I have been trying to figure out what denotes a proper public IP range. Whenever I do a google search, I only retrieve information on local/private IP addresses.

Such as,
68.1.1.1 - 68.1.245.245 is apparently partially valid according to a program that I wrote, but I would like a definitive answer.

I would assume that there is some sort of rule to define valid public addresses. Anyone care to help me out?


----------



## wisdum (Dec 1, 2005)

Im sure you're searches have been inconclusive because of the wording. Technically, a "public" address would be an address that anyone can use. Such as: 192.168.x.y

These public address that anyone can use are "classful" or based on older Class A,B, and C IP networks.

These "public" ranges would be the 10.x.y.z network (/slash 8)
172.16.x.y - 172.22.x.y (i could be wrong, off the top of my head)
and 192.168.x.y (/slash 16)

These are reserved and have no global significance.

Does that help?


----------



## glj12 (Apr 6, 2007)

That does help partially, but what defines an IPV4 address to be valid? (Minus the private usage ones) such as mine, 69.211.246.98.

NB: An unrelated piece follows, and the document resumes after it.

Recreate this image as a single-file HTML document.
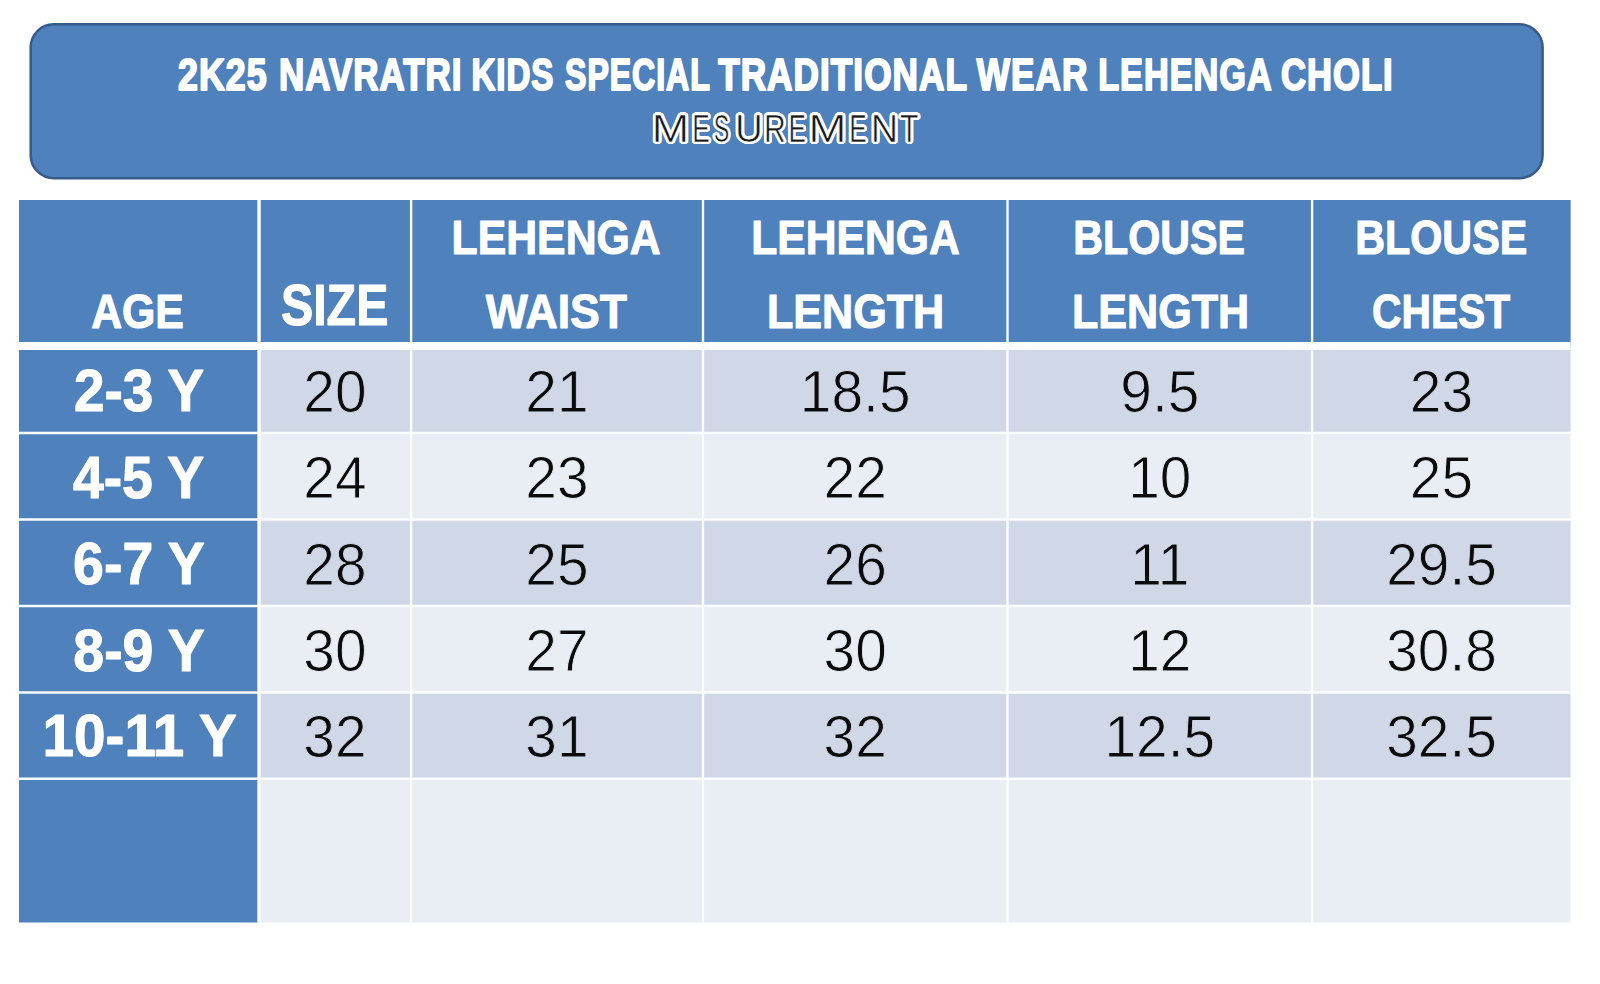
<!DOCTYPE html>
<html lang="en"><head><meta charset="utf-8"><title>2K25 Navratri Kids Special Traditional Wear Lehenga Choli - Measurement</title>
<style>html,body{margin:0;padding:0;background:#fff;}body{width:1600px;height:984px;overflow:hidden;}svg{display:block;font-family:"Liberation Sans",sans-serif;}text{font-size:100px;white-space:pre;}.w{fill:#fff;stroke:#fff;font-weight:bold;stroke-linejoin:round;vector-effect:non-scaling-stroke;}.k{fill:#0b0b0b;font-weight:normal;}</style></head><body>
<svg width="1600" height="984" viewBox="0 0 1600 984">
<rect width="1600" height="984" fill="#ffffff"/>
<rect x="30.7" y="24.3" width="1511.9" height="153.9" rx="23" ry="23" fill="#4f81bd" stroke="#375b89" stroke-width="2.5"/>
<rect x="19" y="200" width="1551.6" height="146" fill="#4f81bd"/>
<rect x="259.05" y="346" width="1311.55" height="87" fill="#d0d8e8"/>
<rect x="259.05" y="433" width="1311.55" height="86.5" fill="#e9edf4"/>
<rect x="259.05" y="519.5" width="1311.55" height="86.5" fill="#d0d8e8"/>
<rect x="259.05" y="606" width="1311.55" height="86.5" fill="#e9edf4"/>
<rect x="259.05" y="692.5" width="1311.55" height="86.25" fill="#d0d8e8"/>
<rect x="259.05" y="778.75" width="1311.55" height="143.75" fill="#e9edf4"/>
<rect x="19" y="346" width="240.05" height="576.5" fill="#4f81bd"/>
<g stroke="#fbfdff" fill="none">
<line x1="259.05" y1="200" x2="259.05" y2="922.5" stroke-width="3.4"/>
<line x1="411.1" y1="200" x2="411.1" y2="922.5" stroke-width="2.4"/>
<line x1="703" y1="200" x2="703" y2="922.5" stroke-width="2.4"/>
<line x1="1007.5" y1="200" x2="1007.5" y2="922.5" stroke-width="2.4"/>
<line x1="1312.1" y1="200" x2="1312.1" y2="922.5" stroke-width="2.4"/>
<line x1="19" y1="433" x2="1570.6" y2="433" stroke-width="2.4"/>
<line x1="19" y1="519.5" x2="1570.6" y2="519.5" stroke-width="2.4"/>
<line x1="19" y1="606" x2="1570.6" y2="606" stroke-width="2.4"/>
<line x1="19" y1="692.5" x2="1570.6" y2="692.5" stroke-width="2.4"/>
<line x1="19" y1="778.75" x2="1570.6" y2="778.75" stroke-width="2.4"/>
<line x1="19" y1="346" x2="1570.6" y2="346" stroke-width="8"/>
</g>
<text class="w" stroke-width="1.8" letter-spacing="3" transform="matrix(0.35761 0 0 0.43605 177.932 89.800)">2K25</text>
<text class="w" stroke-width="1.8" letter-spacing="3" transform="matrix(0.34936 0 0 0.43605 278.944 89.800)">NAVRATRI</text>
<text class="w" stroke-width="1.8" letter-spacing="3" transform="matrix(0.33058 0 0 0.43605 471.395 89.800)">KIDS</text>
<text class="w" stroke-width="1.8" letter-spacing="3" transform="matrix(0.32047 0 0 0.43605 565.114 89.800)">SPECIAL</text>
<text class="w" stroke-width="1.8" letter-spacing="3" transform="matrix(0.35164 0 0 0.43605 718.157 89.800)">TRADITIONAL</text>
<text class="w" stroke-width="1.8" letter-spacing="3" transform="matrix(0.35176 0 0 0.43605 976.761 89.800)">WEAR</text>
<text class="w" stroke-width="1.8" letter-spacing="3" transform="matrix(0.34240 0 0 0.43605 1098.155 89.800)">LEHENGA</text>
<text class="w" stroke-width="1.8" letter-spacing="3" transform="matrix(0.34535 0 0 0.43605 1281.102 89.800)">CHOLI</text>
<text class="w" stroke-width="1" transform="matrix(0.42811 0 0 0.48692 91.179 327.500)">AGE</text>
<text class="w" stroke-width="1" transform="matrix(0.48362 0 0 0.56541 280.927 325.000)">SIZE</text>
<text class="w" stroke-width="1" transform="matrix(0.42781 0 0 0.48692 451.564 254.000)">LEHENGA</text>
<text class="w" stroke-width="1" transform="matrix(0.44590 0 0 0.48692 485.849 327.500)">WAIST</text>
<text class="w" stroke-width="1" transform="matrix(0.42650 0 0 0.48692 751.286 254.000)">LEHENGA</text>
<text class="w" stroke-width="1" transform="matrix(0.43129 0 0 0.48692 766.908 327.500)">LENGTH</text>
<text class="w" stroke-width="1" transform="matrix(0.41271 0 0 0.48692 1073.143 254.000)">BLOUSE</text>
<text class="w" stroke-width="1" transform="matrix(0.43129 0 0 0.48692 1071.908 327.500)">LENGTH</text>
<text class="w" stroke-width="1" transform="matrix(0.41309 0 0 0.48692 1355.133 254.000)">BLOUSE</text>
<text class="w" stroke-width="1" transform="matrix(0.40816 0 0 0.48692 1371.963 327.500)">CHEST</text>
<text class="w" stroke-width="1" transform="matrix(0.54921 0 0 0.58576 73.917 411.100)">2-3 Y</text>
<text class="w" stroke-width="1" transform="matrix(0.55381 0 0 0.58576 72.877 497.500)">4-5 Y</text>
<text class="w" stroke-width="1" transform="matrix(0.55533 0 0 0.58576 73.050 584.200)">6-7 Y</text>
<text class="w" stroke-width="1" transform="matrix(0.55451 0 0 0.58576 73.327 670.600)">8-9 Y</text>
<text class="w" stroke-width="1" transform="matrix(0.56644 0 0 0.58576 42.587 756.400)">10-11 Y</text>
<g class="k" text-anchor="middle" stroke="#d0d8e8" stroke-width="1.517">
<text transform="matrix(0.56888 0 0 0.59312 334.900 411.650)">20</text>
<text transform="matrix(0.56888 0 0 0.59312 557.000 411.650)">21</text>
<text transform="matrix(0.56888 0 0 0.59312 855.200 411.650)">18.5</text>
<text transform="matrix(0.56888 0 0 0.59312 1159.800 411.650)">9.5</text>
<text transform="matrix(0.56888 0 0 0.59312 1441.500 411.650)">23</text>
</g>
<g class="k" text-anchor="middle" stroke="#e9edf4" stroke-width="1.517">
<text transform="matrix(0.56888 0 0 0.59312 334.900 498.350)">24</text>
<text transform="matrix(0.56888 0 0 0.59312 557.000 498.350)">23</text>
<text transform="matrix(0.56888 0 0 0.59312 855.200 498.350)">22</text>
<text transform="matrix(0.56888 0 0 0.59312 1159.800 498.350)">10</text>
<text transform="matrix(0.56888 0 0 0.59312 1441.500 498.350)">25</text>
</g>
<g class="k" text-anchor="middle" stroke="#d0d8e8" stroke-width="1.517">
<text transform="matrix(0.56888 0 0 0.59312 334.900 584.750)">28</text>
<text transform="matrix(0.56888 0 0 0.59312 557.000 584.750)">25</text>
<text transform="matrix(0.56888 0 0 0.59312 855.200 584.750)">26</text>
<text transform="matrix(0.56888 0 0 0.59312 1159.800 584.750)">11</text>
<text transform="matrix(0.56888 0 0 0.59312 1441.500 584.750)">29.5</text>
</g>
<g class="k" text-anchor="middle" stroke="#e9edf4" stroke-width="1.517">
<text transform="matrix(0.56888 0 0 0.59312 334.900 671.150)">30</text>
<text transform="matrix(0.56888 0 0 0.59312 557.000 671.150)">27</text>
<text transform="matrix(0.56888 0 0 0.59312 855.200 671.150)">30</text>
<text transform="matrix(0.56888 0 0 0.59312 1159.800 671.150)">12</text>
<text transform="matrix(0.56888 0 0 0.59312 1441.500 671.150)">30.8</text>
</g>
<g class="k" text-anchor="middle" stroke="#d0d8e8" stroke-width="1.517">
<text transform="matrix(0.56888 0 0 0.59312 334.900 756.750)">32</text>
<text transform="matrix(0.56888 0 0 0.59312 557.000 756.750)">31</text>
<text transform="matrix(0.56888 0 0 0.59312 855.200 756.750)">32</text>
<text transform="matrix(0.56888 0 0 0.59312 1159.800 756.750)">12.5</text>
<text transform="matrix(0.56888 0 0 0.59312 1441.500 756.750)">32.5</text>
</g>
<defs><g id="ms" font-weight="normal">
<text transform="matrix(0.4544 0 0 0.3910 651.57 141.70)">M</text>
<text transform="matrix(0.2638 0 0 0.3910 692.24 141.70)">E</text>
<text transform="matrix(0.2328 0 0 0.3910 713.64 141.70)">S</text>
<text transform="matrix(0.3857 0 0 0.3910 735.12 141.70)">U</text>
<text transform="matrix(0.3015 0 0 0.3910 763.93 141.70)">R</text>
<text transform="matrix(0.2620 0 0 0.3910 788.45 141.70)">E</text>
<text transform="matrix(0.4604 0 0 0.3910 808.32 141.70)">M</text>
<text transform="matrix(0.2620 0 0 0.3910 849.15 141.70)">E</text>
<text transform="matrix(0.3795 0 0 0.3910 870.79 141.70)">N</text>
<text transform="matrix(0.3024 0 0 0.3910 900.12 141.70)">T</text>
</g></defs>
<g fill="#ffffff">
<use href="#ms" x="2.30" y="0.00"/>
<use href="#ms" x="2.12" y="0.88"/>
<use href="#ms" x="1.63" y="1.63"/>
<use href="#ms" x="0.88" y="2.12"/>
<use href="#ms" x="0.00" y="2.30"/>
<use href="#ms" x="-0.88" y="2.12"/>
<use href="#ms" x="-1.63" y="1.63"/>
<use href="#ms" x="-2.12" y="0.88"/>
<use href="#ms" x="-2.30" y="0.00"/>
<use href="#ms" x="-2.12" y="-0.88"/>
<use href="#ms" x="-1.63" y="-1.63"/>
<use href="#ms" x="-0.88" y="-2.12"/>
<use href="#ms" x="-0.00" y="-2.30"/>
<use href="#ms" x="0.88" y="-2.12"/>
<use href="#ms" x="1.63" y="-1.63"/>
<use href="#ms" x="2.12" y="-0.88"/>
<use href="#ms" x="1.06" y="0.44"/>
<use href="#ms" x="0.44" y="1.06"/>
<use href="#ms" x="-0.44" y="1.06"/>
<use href="#ms" x="-1.06" y="0.44"/>
<use href="#ms" x="-1.06" y="-0.44"/>
<use href="#ms" x="-0.44" y="-1.06"/>
<use href="#ms" x="0.44" y="-1.06"/>
<use href="#ms" x="1.06" y="-0.44"/>
</g>
<use href="#ms" fill="#1a1a1a" stroke="#ffffff" stroke-width="1.8"/>
</svg></body></html>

Like, what range is considered valid to ISP's?


----------



## wisdum (Dec 1, 2005)

Everything (kinda, but not really) is public or has global significance as long as it is not in the private range. So, if your IP is 69.x.y.z that is a global address (public)

There is a few exceptions on the really high end range for multi/unicast/research but i think that is like 248.x.y.z or so.

here is a link that may help clarify for you.

Good Luck!


----------



## wisdum (Dec 1, 2005)

Oh,

and as far as ISPs go: They were giving a range of global addresses from the InterNIC which is an organization that controls all IP addresses.

So, if you wanted to have a global IP on, say a web server, you would get that specific IP or range of IP's (known as a subnet) for your organization.

Sorry, i should have included that on my last post.


----------



## glj12 (Apr 6, 2007)

So technically one could ping from starting with 1.1.1.1 - 255.255.255.255, and the low range could possibly bring up an IP address such as 2.56.32.45? I was curious what is the lowest possible IP address there is to ping that might conceivably respond publicly.

Either way, I will go ahead and read that, thanks for the help!

Edit: Ah, I was too slow to post, just saw the third post of yours. I'll look that up, thanks!


----------



## wisdum (Dec 1, 2005)

If you really wanted to learn a lot about it:

Do research on Subnetting, Classful vs Classless IP networks, and CIDR.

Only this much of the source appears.